Visiting Scholar Program
The purpose of the Phi Beta Kappa Visiting Scholar Program is to contribute to the intellectual life of the campus by making possible an exchange of ideas between the Visiting Scholars and the resident faculty and students.
Fall 2022 Visiting Scholar
William G. Moseley is DeWitt Wallace Professor of Geography, and Director of the Food, Agriculture & Society Program, at Macalester College.
Professor Moseley’s research interests include tropical agriculture, food and nutrition security, and development policy. He is the author of more than 100 peer-reviewed articles and book chapters, as well as eight books, including: Africa’s Green Revolution: Critical Perspectives on New Agricultural Technologies and Systems (2016); Land Reform in South Africa: An Uneven Transformation (2015); and Hanging by a Thread: Cotton, Globalization and Poverty in Africa (2008). He currently serves as President Elect of the Mande Studies Association and sits on a scientific advisory panel to the United Nations’ Committee on World Food Security. In 2013 he won the Media award, and in 2016 the Kwadwo Konadu-Agyemang Distinguished Africa Scholar Award, both from the American Association of Geographers. His essays for the popular press have appeared in outlets such as The New York Times, Washington Post, and Al Jazeera English.
Public Lecture
“When Agronomy Flirts with Markets, Gender and Nutrition: A Political Ecology of the New Green Revolution for Africa and Women’s Food Security in Burkina Faso”
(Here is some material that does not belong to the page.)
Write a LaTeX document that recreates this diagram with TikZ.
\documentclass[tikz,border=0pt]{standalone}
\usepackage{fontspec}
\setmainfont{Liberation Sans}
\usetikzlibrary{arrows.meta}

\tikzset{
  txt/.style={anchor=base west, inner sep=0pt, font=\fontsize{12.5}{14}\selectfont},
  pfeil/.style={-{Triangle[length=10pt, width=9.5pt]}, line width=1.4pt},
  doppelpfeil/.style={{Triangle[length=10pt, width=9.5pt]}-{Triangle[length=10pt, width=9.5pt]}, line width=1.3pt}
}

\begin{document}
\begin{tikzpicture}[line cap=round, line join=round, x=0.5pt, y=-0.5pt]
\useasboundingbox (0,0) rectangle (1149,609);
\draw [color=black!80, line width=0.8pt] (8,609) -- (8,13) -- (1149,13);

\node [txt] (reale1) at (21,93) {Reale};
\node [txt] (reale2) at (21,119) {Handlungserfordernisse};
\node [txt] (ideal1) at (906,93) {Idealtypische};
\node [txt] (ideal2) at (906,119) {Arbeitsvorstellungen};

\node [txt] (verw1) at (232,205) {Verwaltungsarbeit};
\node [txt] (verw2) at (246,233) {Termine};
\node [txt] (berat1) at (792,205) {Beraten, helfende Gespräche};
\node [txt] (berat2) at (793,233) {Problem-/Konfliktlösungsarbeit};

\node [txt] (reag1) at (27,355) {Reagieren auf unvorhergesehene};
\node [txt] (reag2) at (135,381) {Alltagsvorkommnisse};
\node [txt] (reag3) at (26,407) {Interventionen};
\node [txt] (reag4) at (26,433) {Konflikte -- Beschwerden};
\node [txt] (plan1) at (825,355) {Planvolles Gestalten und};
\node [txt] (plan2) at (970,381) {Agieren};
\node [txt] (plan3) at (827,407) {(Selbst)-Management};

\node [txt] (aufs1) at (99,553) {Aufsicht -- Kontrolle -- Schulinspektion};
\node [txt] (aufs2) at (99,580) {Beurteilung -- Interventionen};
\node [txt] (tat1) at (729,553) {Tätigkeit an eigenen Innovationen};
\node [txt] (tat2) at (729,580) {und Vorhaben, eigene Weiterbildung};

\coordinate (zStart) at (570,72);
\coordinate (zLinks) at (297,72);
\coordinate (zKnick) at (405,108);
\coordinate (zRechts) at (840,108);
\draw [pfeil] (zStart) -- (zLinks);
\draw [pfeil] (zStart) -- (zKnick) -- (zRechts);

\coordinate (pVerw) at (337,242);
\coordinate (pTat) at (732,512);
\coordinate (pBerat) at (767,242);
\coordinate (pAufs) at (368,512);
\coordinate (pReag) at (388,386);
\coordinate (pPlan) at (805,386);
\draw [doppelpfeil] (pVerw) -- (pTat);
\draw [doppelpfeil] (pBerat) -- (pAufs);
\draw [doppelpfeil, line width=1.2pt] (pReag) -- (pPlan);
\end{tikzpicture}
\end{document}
5:00pm, Jayhawk Room, 5th Floor of the Kansas Union
Free and open to the public.
Past Visiting Scholars
The Kansas Alpha chapter occasionally hosts Visiting Scholars, as in Spring 2022, when we welcomed UCLA Professor Adam Winkler.
Professor Winkler is a specialist in constitutional law, the Supreme Court, and gun policy. His book We the Corporations: How American Businesses Won Their Civil Rights was a finalist for the National Book Award, the National Book Critics Circle Award, the ABA Silver Gavel Award, and received the Scribes Book Award. He is one of the twenty most cited active legal scholars in judicial opinions, and his writing has appeared in the New York Times, Wall Street Journal, and Washington Post. Prior to joining the UCLA faculty, he clerked on the United States Court of Appeals for the Ninth Circuit and practiced law in Los Angeles.
Winkler's public lecture, "Are Corporations People?", explored the Supreme Court’s landmark decision in Citizens United that sent shockwaves through American politics. Winkler explored the question of how corporations become people, with the same fundamental rights as individuals, and explored how, for over two centuries, corporations have fought to win Supreme Court rulings extending the protections of the Constitution to them — rights they use to thwart efforts by the public to regulate business and the economy. This event took place at 6 p.m. March 2, 2022 in the Colloquium of Capitol Federal Hall on KU's Lawrence campus.